* [Dataset extract]
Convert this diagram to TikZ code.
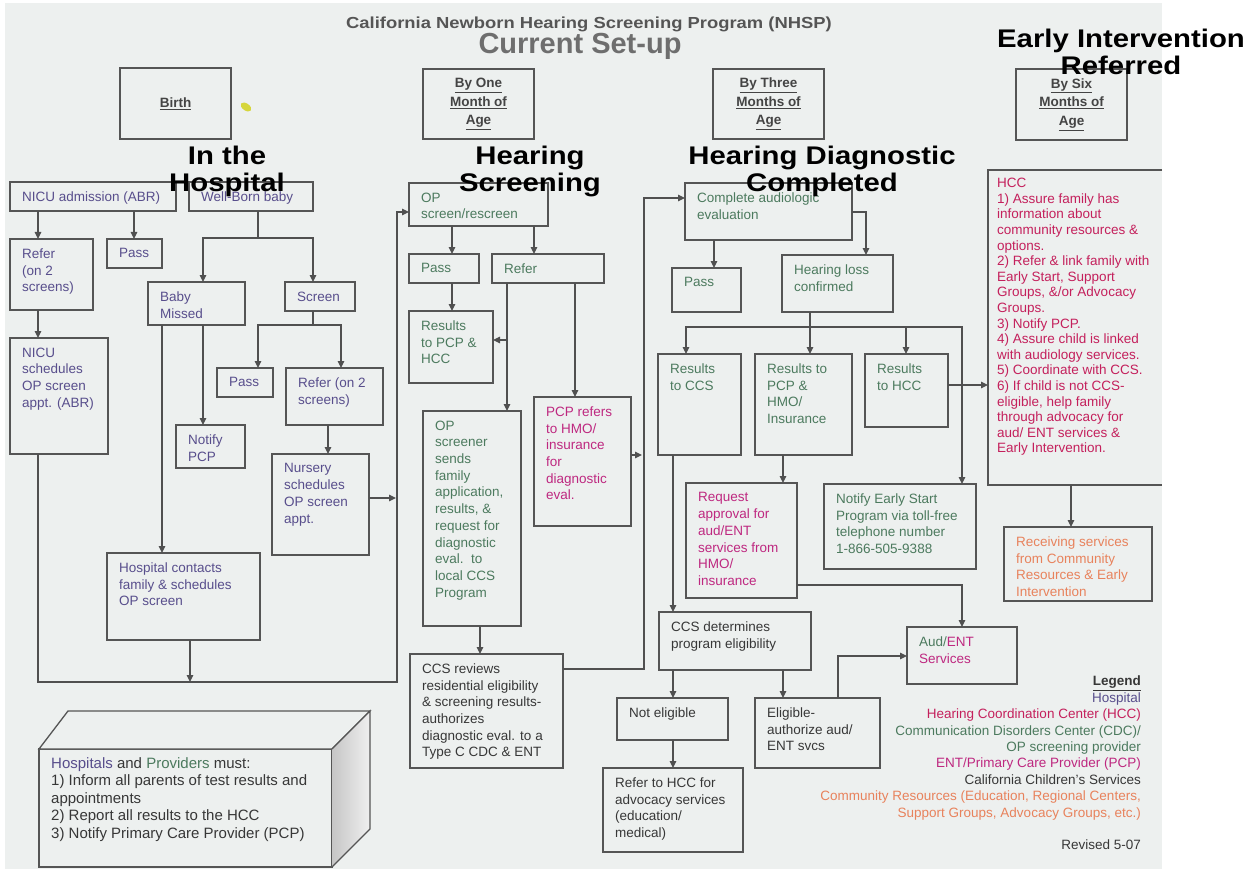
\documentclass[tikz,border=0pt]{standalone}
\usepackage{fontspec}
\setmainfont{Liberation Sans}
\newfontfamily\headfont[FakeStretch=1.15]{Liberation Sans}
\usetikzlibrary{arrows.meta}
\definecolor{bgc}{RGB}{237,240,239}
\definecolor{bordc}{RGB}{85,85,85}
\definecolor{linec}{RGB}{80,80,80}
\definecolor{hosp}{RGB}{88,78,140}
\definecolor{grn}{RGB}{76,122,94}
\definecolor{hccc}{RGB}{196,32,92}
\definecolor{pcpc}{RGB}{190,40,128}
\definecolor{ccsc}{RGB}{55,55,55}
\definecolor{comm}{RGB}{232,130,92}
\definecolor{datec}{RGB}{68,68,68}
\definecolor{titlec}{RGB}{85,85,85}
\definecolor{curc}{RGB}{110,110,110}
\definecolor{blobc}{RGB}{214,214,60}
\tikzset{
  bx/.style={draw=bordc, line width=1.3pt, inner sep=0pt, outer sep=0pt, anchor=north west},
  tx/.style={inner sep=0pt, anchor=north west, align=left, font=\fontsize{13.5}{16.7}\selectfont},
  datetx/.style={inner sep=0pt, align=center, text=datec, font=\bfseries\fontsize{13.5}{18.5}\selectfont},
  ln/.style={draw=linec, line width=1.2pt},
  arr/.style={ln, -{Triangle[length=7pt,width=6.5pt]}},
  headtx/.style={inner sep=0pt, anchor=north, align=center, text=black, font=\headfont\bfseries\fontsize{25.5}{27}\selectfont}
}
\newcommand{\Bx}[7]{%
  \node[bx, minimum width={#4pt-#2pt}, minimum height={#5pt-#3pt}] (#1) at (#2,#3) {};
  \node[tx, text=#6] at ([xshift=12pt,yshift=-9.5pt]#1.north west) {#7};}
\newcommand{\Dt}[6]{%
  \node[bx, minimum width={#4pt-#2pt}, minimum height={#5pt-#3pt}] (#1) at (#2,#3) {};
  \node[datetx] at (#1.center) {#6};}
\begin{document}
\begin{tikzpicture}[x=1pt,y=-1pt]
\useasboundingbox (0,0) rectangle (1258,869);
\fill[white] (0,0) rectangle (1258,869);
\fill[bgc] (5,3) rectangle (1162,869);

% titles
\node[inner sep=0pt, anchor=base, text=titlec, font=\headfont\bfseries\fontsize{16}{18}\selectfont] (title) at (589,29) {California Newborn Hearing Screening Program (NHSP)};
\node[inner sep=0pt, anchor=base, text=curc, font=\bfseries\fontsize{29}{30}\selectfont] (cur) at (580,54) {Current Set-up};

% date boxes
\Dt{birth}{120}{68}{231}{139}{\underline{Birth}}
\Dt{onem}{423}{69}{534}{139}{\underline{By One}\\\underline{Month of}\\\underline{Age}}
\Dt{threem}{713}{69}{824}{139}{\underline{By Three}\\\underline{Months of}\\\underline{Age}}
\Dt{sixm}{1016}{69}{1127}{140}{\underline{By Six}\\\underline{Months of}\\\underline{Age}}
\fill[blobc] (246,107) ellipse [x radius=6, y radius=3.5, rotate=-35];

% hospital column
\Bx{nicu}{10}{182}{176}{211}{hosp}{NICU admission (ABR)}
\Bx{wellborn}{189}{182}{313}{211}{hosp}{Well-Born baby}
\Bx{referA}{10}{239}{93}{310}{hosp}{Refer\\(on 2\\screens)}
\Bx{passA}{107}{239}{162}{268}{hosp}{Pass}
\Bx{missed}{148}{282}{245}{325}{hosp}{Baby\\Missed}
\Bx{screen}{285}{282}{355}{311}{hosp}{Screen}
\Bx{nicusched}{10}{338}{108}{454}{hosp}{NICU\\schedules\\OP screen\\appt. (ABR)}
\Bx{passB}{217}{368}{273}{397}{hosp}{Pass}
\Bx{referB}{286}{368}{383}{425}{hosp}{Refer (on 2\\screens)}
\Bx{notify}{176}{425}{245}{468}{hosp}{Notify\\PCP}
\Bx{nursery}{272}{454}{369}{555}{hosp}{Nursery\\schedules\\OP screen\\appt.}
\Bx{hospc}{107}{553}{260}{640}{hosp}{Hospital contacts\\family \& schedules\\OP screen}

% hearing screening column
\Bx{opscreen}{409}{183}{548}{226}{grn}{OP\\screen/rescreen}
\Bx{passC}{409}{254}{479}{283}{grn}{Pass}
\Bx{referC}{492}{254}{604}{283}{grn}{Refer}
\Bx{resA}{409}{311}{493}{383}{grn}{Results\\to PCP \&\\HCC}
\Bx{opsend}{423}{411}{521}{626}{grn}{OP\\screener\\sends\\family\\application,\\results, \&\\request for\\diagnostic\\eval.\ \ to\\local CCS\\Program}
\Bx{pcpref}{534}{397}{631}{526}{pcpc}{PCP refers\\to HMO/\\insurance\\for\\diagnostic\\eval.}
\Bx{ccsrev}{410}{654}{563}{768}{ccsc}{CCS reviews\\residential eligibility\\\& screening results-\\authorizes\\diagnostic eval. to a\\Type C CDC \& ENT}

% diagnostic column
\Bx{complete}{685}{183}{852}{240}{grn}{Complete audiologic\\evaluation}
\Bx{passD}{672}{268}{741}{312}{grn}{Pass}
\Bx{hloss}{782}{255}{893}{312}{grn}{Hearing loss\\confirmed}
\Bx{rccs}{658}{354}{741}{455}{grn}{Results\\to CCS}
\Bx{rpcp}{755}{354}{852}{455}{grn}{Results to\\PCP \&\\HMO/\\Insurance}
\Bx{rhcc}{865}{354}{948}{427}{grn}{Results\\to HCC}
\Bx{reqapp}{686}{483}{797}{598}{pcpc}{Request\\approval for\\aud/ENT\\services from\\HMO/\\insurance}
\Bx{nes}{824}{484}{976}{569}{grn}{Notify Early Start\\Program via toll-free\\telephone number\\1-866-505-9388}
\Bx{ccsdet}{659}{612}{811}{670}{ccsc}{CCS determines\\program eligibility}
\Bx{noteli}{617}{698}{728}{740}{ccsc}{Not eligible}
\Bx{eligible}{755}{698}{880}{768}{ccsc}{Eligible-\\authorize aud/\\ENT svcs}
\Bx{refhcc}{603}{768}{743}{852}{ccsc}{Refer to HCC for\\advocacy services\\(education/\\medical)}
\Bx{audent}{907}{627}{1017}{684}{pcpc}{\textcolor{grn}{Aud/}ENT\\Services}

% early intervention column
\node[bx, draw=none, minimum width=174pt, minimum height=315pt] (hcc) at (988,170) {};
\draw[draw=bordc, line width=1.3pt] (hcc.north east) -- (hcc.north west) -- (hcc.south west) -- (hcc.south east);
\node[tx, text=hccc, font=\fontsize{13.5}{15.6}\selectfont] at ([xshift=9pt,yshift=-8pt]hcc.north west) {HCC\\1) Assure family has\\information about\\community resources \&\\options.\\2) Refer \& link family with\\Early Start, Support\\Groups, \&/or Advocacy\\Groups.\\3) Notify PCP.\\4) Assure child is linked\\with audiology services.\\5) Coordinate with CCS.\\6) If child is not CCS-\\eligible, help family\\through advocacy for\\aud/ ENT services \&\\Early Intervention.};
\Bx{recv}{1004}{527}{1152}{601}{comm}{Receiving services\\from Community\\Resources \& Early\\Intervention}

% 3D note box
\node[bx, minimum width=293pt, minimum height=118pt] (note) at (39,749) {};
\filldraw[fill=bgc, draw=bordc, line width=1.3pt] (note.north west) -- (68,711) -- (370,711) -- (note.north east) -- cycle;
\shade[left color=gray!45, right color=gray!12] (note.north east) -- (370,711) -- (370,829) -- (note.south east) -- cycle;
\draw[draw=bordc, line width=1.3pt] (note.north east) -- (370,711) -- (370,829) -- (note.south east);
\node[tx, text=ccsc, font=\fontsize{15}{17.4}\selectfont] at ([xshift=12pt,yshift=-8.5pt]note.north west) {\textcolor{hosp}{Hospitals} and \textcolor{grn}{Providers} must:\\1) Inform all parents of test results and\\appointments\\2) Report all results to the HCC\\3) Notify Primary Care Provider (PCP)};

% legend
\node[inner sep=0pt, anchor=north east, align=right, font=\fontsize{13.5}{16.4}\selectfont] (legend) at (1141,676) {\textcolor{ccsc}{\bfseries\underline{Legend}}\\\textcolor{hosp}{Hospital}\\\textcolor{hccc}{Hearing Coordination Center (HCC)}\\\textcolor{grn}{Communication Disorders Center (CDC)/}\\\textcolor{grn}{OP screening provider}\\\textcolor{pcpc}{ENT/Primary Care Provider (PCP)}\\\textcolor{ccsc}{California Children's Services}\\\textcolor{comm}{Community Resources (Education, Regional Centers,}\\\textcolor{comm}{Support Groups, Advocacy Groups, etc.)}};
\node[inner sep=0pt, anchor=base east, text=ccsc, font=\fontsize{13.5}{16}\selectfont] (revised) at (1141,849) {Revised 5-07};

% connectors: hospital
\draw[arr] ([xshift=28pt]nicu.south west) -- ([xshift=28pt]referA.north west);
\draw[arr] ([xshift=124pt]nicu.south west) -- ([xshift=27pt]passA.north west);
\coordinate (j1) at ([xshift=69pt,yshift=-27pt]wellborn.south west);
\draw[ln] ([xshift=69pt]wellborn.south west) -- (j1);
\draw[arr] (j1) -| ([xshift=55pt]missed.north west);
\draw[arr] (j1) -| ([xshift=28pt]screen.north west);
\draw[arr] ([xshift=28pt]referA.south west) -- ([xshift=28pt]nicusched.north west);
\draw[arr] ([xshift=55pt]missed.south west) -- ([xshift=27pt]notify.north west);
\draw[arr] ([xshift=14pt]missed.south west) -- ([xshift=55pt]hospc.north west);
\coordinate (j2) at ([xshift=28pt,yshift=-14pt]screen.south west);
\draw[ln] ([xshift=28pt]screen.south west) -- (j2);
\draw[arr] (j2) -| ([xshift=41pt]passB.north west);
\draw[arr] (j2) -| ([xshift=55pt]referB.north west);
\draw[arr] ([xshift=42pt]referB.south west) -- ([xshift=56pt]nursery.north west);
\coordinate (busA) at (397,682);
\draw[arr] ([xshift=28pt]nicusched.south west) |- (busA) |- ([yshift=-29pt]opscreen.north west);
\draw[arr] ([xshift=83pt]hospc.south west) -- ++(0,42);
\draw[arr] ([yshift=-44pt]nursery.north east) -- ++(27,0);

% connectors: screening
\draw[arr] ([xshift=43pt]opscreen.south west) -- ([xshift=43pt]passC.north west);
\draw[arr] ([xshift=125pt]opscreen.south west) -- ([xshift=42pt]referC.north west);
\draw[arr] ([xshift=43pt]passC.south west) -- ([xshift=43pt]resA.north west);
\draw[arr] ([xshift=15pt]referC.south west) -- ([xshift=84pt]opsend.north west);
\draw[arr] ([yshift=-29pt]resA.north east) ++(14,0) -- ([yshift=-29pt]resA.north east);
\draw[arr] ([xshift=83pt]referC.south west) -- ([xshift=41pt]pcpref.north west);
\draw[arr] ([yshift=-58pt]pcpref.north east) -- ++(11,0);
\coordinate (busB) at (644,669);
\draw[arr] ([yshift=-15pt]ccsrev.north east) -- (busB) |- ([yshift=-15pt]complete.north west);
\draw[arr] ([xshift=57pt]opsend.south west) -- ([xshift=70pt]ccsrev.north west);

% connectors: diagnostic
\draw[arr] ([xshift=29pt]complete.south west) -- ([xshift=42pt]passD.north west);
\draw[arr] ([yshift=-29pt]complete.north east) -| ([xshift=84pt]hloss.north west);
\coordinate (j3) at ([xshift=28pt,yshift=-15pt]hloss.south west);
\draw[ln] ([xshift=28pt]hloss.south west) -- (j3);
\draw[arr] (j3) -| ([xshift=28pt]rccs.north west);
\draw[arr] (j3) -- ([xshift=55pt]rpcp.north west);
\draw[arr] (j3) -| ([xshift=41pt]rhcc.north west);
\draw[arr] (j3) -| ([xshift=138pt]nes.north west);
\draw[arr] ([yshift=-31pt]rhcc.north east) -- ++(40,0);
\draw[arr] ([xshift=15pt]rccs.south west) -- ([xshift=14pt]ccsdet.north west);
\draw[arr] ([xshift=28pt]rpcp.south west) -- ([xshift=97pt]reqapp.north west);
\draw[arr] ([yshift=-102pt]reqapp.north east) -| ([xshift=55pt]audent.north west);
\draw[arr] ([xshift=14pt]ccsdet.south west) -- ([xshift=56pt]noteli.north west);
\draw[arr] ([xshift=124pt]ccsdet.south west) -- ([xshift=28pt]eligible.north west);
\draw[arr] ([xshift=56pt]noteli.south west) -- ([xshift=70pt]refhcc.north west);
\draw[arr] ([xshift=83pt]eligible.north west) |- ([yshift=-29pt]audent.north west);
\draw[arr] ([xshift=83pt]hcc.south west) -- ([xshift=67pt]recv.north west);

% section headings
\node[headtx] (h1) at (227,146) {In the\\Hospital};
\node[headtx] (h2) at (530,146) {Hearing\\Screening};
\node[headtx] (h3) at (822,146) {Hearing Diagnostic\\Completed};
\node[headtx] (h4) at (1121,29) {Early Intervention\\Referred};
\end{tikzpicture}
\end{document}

* [Task details] Repeat the lines of the listing above verbatim, beginning at its first line and ending at the line containing "(cur) at (580,54)", which is included. Omit pictures.

* [Reply to the exercise]
Convert this diagram to TikZ code.
\documentclass[tikz,border=0pt]{standalone}
\usepackage{fontspec}
\setmainfont{Liberation Sans}
\newfontfamily\headfont[FakeStretch=1.15]{Liberation Sans}
\usetikzlibrary{arrows.meta}
\definecolor{bgc}{RGB}{237,240,239}
\definecolor{bordc}{RGB}{85,85,85}
\definecolor{linec}{RGB}{80,80,80}
\definecolor{hosp}{RGB}{88,78,140}
\definecolor{grn}{RGB}{76,122,94}
\definecolor{hccc}{RGB}{196,32,92}
\definecolor{pcpc}{RGB}{190,40,128}
\definecolor{ccsc}{RGB}{55,55,55}
\definecolor{comm}{RGB}{232,130,92}
\definecolor{datec}{RGB}{68,68,68}
\definecolor{titlec}{RGB}{85,85,85}
\definecolor{curc}{RGB}{110,110,110}
\definecolor{blobc}{RGB}{214,214,60}
\tikzset{
  bx/.style={draw=bordc, line width=1.3pt, inner sep=0pt, outer sep=0pt, anchor=north west},
  tx/.style={inner sep=0pt, anchor=north west, align=left, font=\fontsize{13.5}{16.7}\selectfont},
  datetx/.style={inner sep=0pt, align=center, text=datec, font=\bfseries\fontsize{13.5}{18.5}\selectfont},
  ln/.style={draw=linec, line width=1.2pt},
  arr/.style={ln, -{Triangle[length=7pt,width=6.5pt]}},
  headtx/.style={inner sep=0pt, anchor=north, align=center, text=black, font=\headfont\bfseries\fontsize{25.5}{27}\selectfont}
}
\newcommand{\Bx}[7]{%
  \node[bx, minimum width={#4pt-#2pt}, minimum height={#5pt-#3pt}] (#1) at (#2,#3) {};
  \node[tx, text=#6] at ([xshift=12pt,yshift=-9.5pt]#1.north west) {#7};}
\newcommand{\Dt}[6]{%
  \node[bx, minimum width={#4pt-#2pt}, minimum height={#5pt-#3pt}] (#1) at (#2,#3) {};
  \node[datetx] at (#1.center) {#6};}
\begin{document}
\begin{tikzpicture}[x=1pt,y=-1pt]
\useasboundingbox (0,0) rectangle (1258,869);
\fill[white] (0,0) rectangle (1258,869);
\fill[bgc] (5,3) rectangle (1162,869);

% titles
\node[inner sep=0pt, anchor=base, text=titlec, font=\headfont\bfseries\fontsize{16}{18}\selectfont] (title) at (589,29) {California Newborn Hearing Screening Program (NHSP)};
\node[inner sep=0pt, anchor=base, text=curc, font=\bfseries\fontsize{29}{30}\selectfont] (cur) at (580,54) {Current Set-up};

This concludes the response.